Somehow I won first place. The prize, a literary agent’s opinion, was duly activated – she loved what she saw and wanted more. Gulp! I didn’t have any more. She told me, this is good stuff -- finish it, and send it to me when it’s done. Then she gave me a great piece of advice: don’t finish it fast for me, she said. Take your time and write the best book you can.
A few months later, I sent her the entire manuscript of The Black Thorne’s Rose. Five weeks after that, she called to tell me of a two-book contract offer – and the next day, I spoke with my very first editor, Audrey LaFehr at Penguin. That conversation was a thrill I will never, ever forget (especially since I had a five-year-old writing, coincidentally, his very first kindergarten book report at the kitchen table, going Mom! Mom! Mom! Mom! the whole time). I wrote twelve books for her...and then on to other editors, other publishers, and other books since. There are few feelings as fantastic like the high-flyin’ thrill of that very first conversation, the one that starts you off in a new direction in life, the one that will change your life, and you, in so many ways.
So that’s how it began for me. Gradually, as the idea and the skill formed, and slowly while I cleared other life hurdles until I was ready for a whole new direction. From a certain point, it all went very fast. In some ways, it was an advantage to skip over the rejection-letter part, which is also character building and prepartory in its way.

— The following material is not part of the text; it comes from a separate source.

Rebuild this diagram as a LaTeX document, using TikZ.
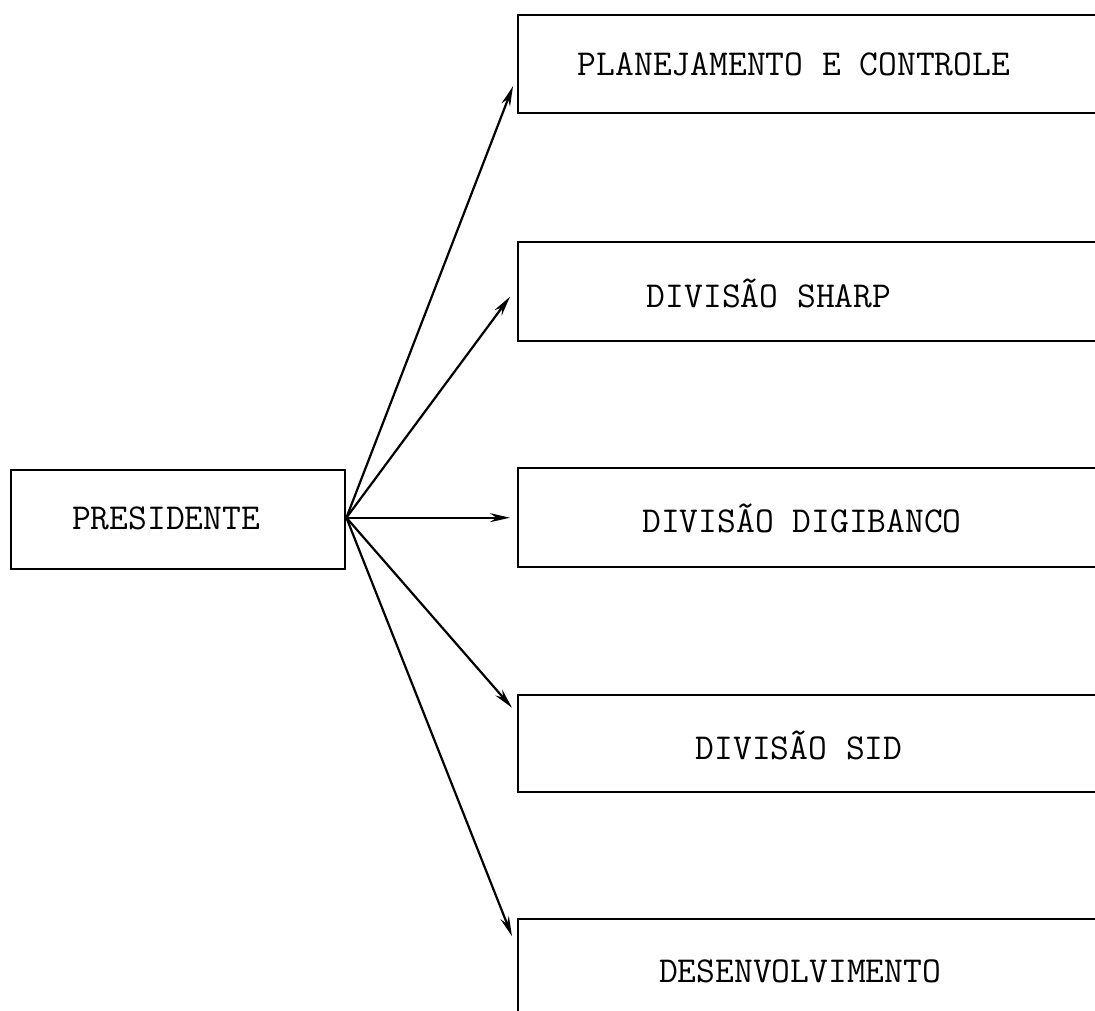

Yet in some ways that fast leap was not to my advantage, as I was very green–didn’t know beans about publishing, didn’t know the questions to ask, or how to proceed in most areas. My editor was very patient, and taught me a great deal in those days. I will always be indebted to her for that.
What about you all, are you in the various throes and stages of this? If you are published already, was it a quick leap or a slow and steady climb?
And I would love to hear the other Wenches tell how they got started!